I'm working on an SSE2 implementation of an RGB565/RGB555 Alpha Blend and I've run into an issue I haven't been able to wrap my head around. This is the Alpha Blend in C++:
#define ALPHA_BLEND_X_W(dst, src, alpha)\
ts = src; td = dst;\
td = ((td | (td << 16)) & RGBMask); ts = ((ts | (ts << 16)) & RGBMask);\
td = (((((ts - td) * alpha + RGBrndX) >> 5) + td) & RGBMask);\
dst= (td | (td >> 16));
This is for a filter plugin for the VBA-M and Kega Fusion emulators. This is an extremely fast and accurate blend already, but speed is critical if I'm going to implement all the features I plan to implement in my filter plugin. ts and td are 32-bit INTs which allows me to shift green out, calculate the blend in one go, and then shift green back into place.
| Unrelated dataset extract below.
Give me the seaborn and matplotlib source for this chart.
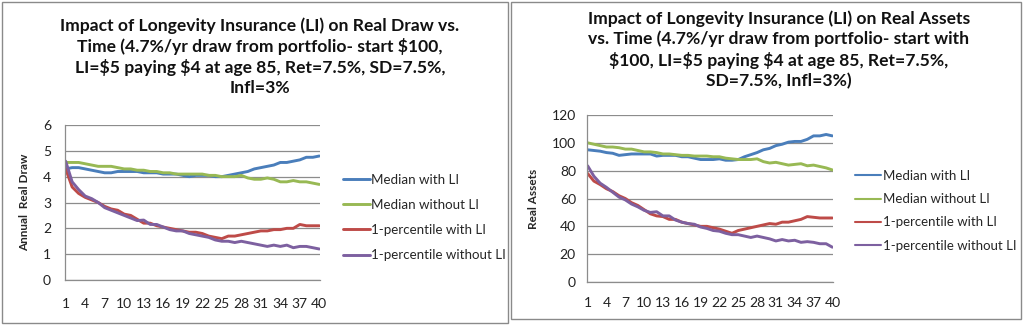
import numpy as np
import pandas as pd
import matplotlib
matplotlib.use("Agg")
import matplotlib.pyplot as plt
from matplotlib.patches import Rectangle
import seaborn as sns

years = list(range(1, 41))
series_names = ["Median with LI", "Median without LI", "1-percentile with LI", "1-percentile without LI"]

draw_median_li = [4.30, 4.35, 4.35, 4.30, 4.25, 4.20, 4.15, 4.15, 4.20, 4.20,
                  4.20, 4.20, 4.15, 4.15, 4.15, 4.10, 4.10, 4.10, 4.05, 4.00,
                  4.05, 4.05, 4.05, 4.00, 4.00, 4.05, 4.10, 4.15, 4.20, 4.30,
                  4.35, 4.40, 4.45, 4.55, 4.55, 4.60, 4.65, 4.75, 4.75, 4.80]
draw_median_noli = [4.55, 4.55, 4.55, 4.50, 4.45, 4.40, 4.40, 4.40, 4.35, 4.30,
                    4.30, 4.25, 4.25, 4.20, 4.20, 4.15, 4.15, 4.10, 4.10, 4.10,
                    4.10, 4.10, 4.05, 4.05, 4.00, 4.00, 4.00, 4.05, 3.95, 3.90,
                    3.90, 3.95, 3.90, 3.80, 3.80, 3.85, 3.80, 3.80, 3.75, 3.70]
draw_p1_li = [4.30, 3.60, 3.35, 3.20, 3.10, 3.00, 2.85, 2.75, 2.70, 2.55,
              2.50, 2.35, 2.20, 2.20, 2.10, 2.05, 2.00, 1.95, 1.90, 1.85,
              1.85, 1.80, 1.70, 1.65, 1.60, 1.70, 1.70, 1.75, 1.80, 1.85,
              1.90, 1.90, 1.95, 1.95, 2.00, 2.00, 2.15, 2.10, 2.10, 2.10]
draw_p1_noli = [4.60, 3.80, 3.50, 3.25, 3.15, 3.00, 2.80, 2.70, 2.60, 2.50,
                2.40, 2.30, 2.32, 2.15, 2.15, 2.05, 1.95, 1.90, 1.90, 1.80,
                1.75, 1.70, 1.65, 1.55, 1.50, 1.50, 1.45, 1.50, 1.45, 1.40,
                1.35, 1.30, 1.35, 1.30, 1.35, 1.25, 1.30, 1.30, 1.25, 1.20]

assets_median_li = [95.0, 94.5, 94.0, 93.0, 92.5, 91.0, 91.5, 92.0, 92.0, 92.0,
                    92.0, 90.5, 91.0, 91.0, 91.0, 90.0, 90.0, 89.0, 88.0, 88.0,
                    88.0, 88.5, 87.5, 87.5, 88.0, 90.0, 91.5, 93.0, 95.0, 96.0,
                    98.0, 99.0, 100.5, 101.0, 101.0, 102.5, 105.0, 105.0, 106.0, 105.0]
assets_median_noli = [100.0, 99.0, 98.0, 97.0, 97.0, 96.5, 95.5, 95.5, 94.5, 93.5,
                      93.5, 93.0, 92.0, 92.0, 91.5, 91.0, 91.0, 90.5, 90.5, 90.5,
                      90.0, 90.0, 89.0, 88.5, 88.0, 88.0, 88.0, 88.5, 86.5, 85.5,
                      86.0, 85.0, 84.0, 84.5, 85.0, 83.5, 84.0, 83.0, 82.0, 80.5]
assets_p1_li = [78.0, 72.5, 70.0, 67.0, 65.0, 62.0, 60.0, 57.0, 55.0, 52.0,
                49.0, 47.5, 47.0, 45.0, 45.0, 43.0, 42.0, 41.0, 40.0, 40.0,
                39.0, 38.0, 36.5, 35.0, 37.0, 38.0, 39.0, 40.0, 41.0, 42.0,
                41.5, 43.0, 43.0, 44.0, 45.0, 47.0, 46.5, 46.0, 46.0, 46.0]
assets_p1_noli = [83.5, 76.0, 71.0, 68.0, 64.5, 61.0, 59.0, 56.0, 54.0, 51.5,
                  50.0, 50.5, 47.5, 47.5, 44.5, 43.0, 42.0, 41.5, 39.5, 38.5,
                  37.0, 36.5, 35.0, 34.0, 34.0, 33.0, 32.0, 33.0, 32.0, 31.0,
                  29.5, 30.5, 29.5, 30.0, 28.5, 29.0, 28.5, 27.5, 27.5, 25.0]

x_ticks = list(range(1, 41, 3))
draw_yticks = [0, 1, 2, 3, 4, 5, 6]
assets_yticks = [0, 20, 40, 60, 80, 100, 120]

title_left = ("Impact of Longevity Insurance (LI) on Real Draw vs.\n"
              "Time (4.7%/yr draw from portfolio- start $100,\n"
              "LI=$5 paying $4 at age 85, Ret=7.5%, SD=7.5%,\n"
              "Infl=3%")
title_right = ("Impact of Longevity Insurance (LI) on Real Assets\n"
               "vs. Time (4.7%/yr draw from portfolio- start with\n"
               "$100, LI=$5 paying $4 at age 85, Ret=7.5%,\n"
               "SD=7.5%, Infl=3%)")

colors = ["#4A7EBB", "#98B954", "#BE4B48", "#7D60A0"]

sns.set_theme(style="white")
plt.rcParams["font.family"] = ["Lato", "DejaVu Sans"]


def long_df(cols):
    rows = []
    for name, vals in zip(series_names, cols):
        for yr, v in zip(years, vals):
            rows.append({"Year": yr, "Value": v, "Series": name})
    return pd.DataFrame(rows)


df_draw = long_df([draw_median_li, draw_median_noli, draw_p1_li, draw_p1_noli])
df_assets = long_df([assets_median_li, assets_median_noli, assets_p1_li, assets_p1_noli])

fig = plt.figure(figsize=(10.24, 3.28), dpi=100)

# panel borders
fig.patches.append(Rectangle((2 / 1024, 1 - 323 / 328), 506 / 1024, 321 / 328,
                             transform=fig.transFigure, fill=False,
                             edgecolor="#8a8a8a", linewidth=1.0))
fig.patches.append(Rectangle((511 / 1024, 1 - 319 / 328), 510 / 1024, 317 / 328,
                             transform=fig.transFigure, fill=False,
                             edgecolor="#8a8a8a", linewidth=1.0))

ax1 = fig.add_axes([65 / 1024, 1 - 280 / 328, 255 / 1024, 155 / 328])
ax2 = fig.add_axes([587 / 1024, 1 - 282 / 328, 246 / 1024, 167 / 328])


def style_axes(ax, yticks, ylabel, ylim, xpad, ypad):
    ax.set_xlim(0.9, 40.1)
    ax.set_ylim(*ylim)
    ax.set_xticks(x_ticks)
    ax.set_yticks(yticks)
    ax.tick_params(axis="both", labelsize=10, length=0, colors="#222222")
    ax.tick_params(axis="x", pad=xpad)
    ax.tick_params(axis="y", pad=ypad)
    ax.grid(axis="y", color="#8c8c8c", linewidth=0.9)
    ax.grid(axis="x", visible=False)
    for s in ["top", "right"]:
        ax.spines[s].set_visible(False)
    for s in ["left", "bottom"]:
        ax.spines[s].set_color("#8c8c8c")
        ax.spines[s].set_linewidth(0.9)
    ax.set_xlabel("")
    ax.set_ylabel(ylabel, fontsize=8.5, fontweight="bold", labelpad=9)
    ax.set_axisbelow(True)


sns.lineplot(data=df_draw, x="Year", y="Value", hue="Series", palette=colors,
             linewidth=2.1, ax=ax1, legend=True)
style_axes(ax1, draw_yticks, "Annual  Real Draw", (0, 6), 13, 10)
ax1.legend(loc="upper left", bbox_to_anchor=(343 / 1024, 1 - 174 / 328),
           bbox_transform=fig.transFigure, frameon=False, fontsize=9.6,
           handlelength=2.0, handletextpad=0.12, labelspacing=0.98,
           borderpad=0, borderaxespad=0)

sns.lineplot(data=df_assets, x="Year", y="Value", hue="Series", palette=colors,
             linewidth=2.1, ax=ax2, legend=True)
style_axes(ax2, assets_yticks, "Real Assets", (0, 120), 11, 8)
leg2 = ax2.legend(loc="upper left", bbox_to_anchor=(855 / 1024, 1 - 170 / 328),
                  bbox_transform=fig.transFigure, frameon=False, fontsize=9.5,
                  handlelength=2.0, handletextpad=0.1, labelspacing=0.85,
                  borderpad=0, borderaxespad=0)
for h in leg2.get_lines():
    h.set_linewidth(1.5)

fig.text(260 / 1024, 1 - 17 / 328, title_left, ha="center", va="top",
         fontsize=12.6, fontweight="bold", linespacing=1.3, color="#111111",
         parse_math=False)
fig.text(779 / 1024, 1 - 10 / 328, title_right, ha="center", va="top",
         fontsize=12.6, fontweight="bold", linespacing=1.32, color="#111111",
         parse_math=False)

fig.savefig("out.png", dpi=100)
This is what I've got so far for my SSE implementation:
#define AlphaBlendX(s, d0, d1, d2, d3, v0, v1, v2, v3)\
D = _mm_set_epi32(d0, d1, d2, d3);\
S = _mm_set1_epi32(s);\
V = _mm_set_epi16(v0, v0, v1, v1, v2, v2, v3, v3);\
sD = _mm_slli_si128(D, 2);\
sS = _mm_slli_si128(S, 2);\
oD = _mm_or_si128(D, sD);\
oS = _mm_or_si128(S, sS);\
mD = _mm_and_si128(oD, RGB);\
mS = _mm_and_si128(oS, RGB);\
sub = _mm_sub_epi32(mS, mD);\
hi = _mm_mulhi_epu16(sub, V);\
lo = _mm_mullo_epi16(sub, V);\
mul = _mm_or_si128(_mm_slli_si128(hi, 2), lo);\
rnd = _mm_add_epi64(mul, RND);\
div = _mm_srli_epi32(rnd, 5);\
add = _mm_add_epi64(div, mD);\
D = _mm_and_si128(add, RGB);\
DD = _mm_srli_si128(D, 2);\
DDD = _mm_or_si128(D, DD);\
d0 = _mm_extract_epi16(DDD, 1); d1 = _mm_extract_epi16(DDD, 3); d2 = _mm_extract_epi16(DDD, 5); d3 = _mm_extract_epi16(DDD, 7);
It's a noticeable performance improvement even in the horribly unoptimized state it's in (all the different variables instead of swapping from D to DD and back at each arithmetic operation). However, it's returning incorrect values! I'm pretty confident that the first area it's having trouble with is the subtraction. It's definitely possible to get a negative value out of that subtraction operation.
My planned solution would be to compare the four 32-bit values and then swap them in-place before subtraction to get an absolute value of the subtraction. I'm aware of the _mm_cmpgt/_mm_cmplt intrinsics and how they work, though I have no idea how to use the bitmasks they output to do what I need.
Any possible solution for how I'd get absolute value while keeping the source and destination DWORDS in their places would be greatly appreciated. Tips regarding optimization of this code would also be nice.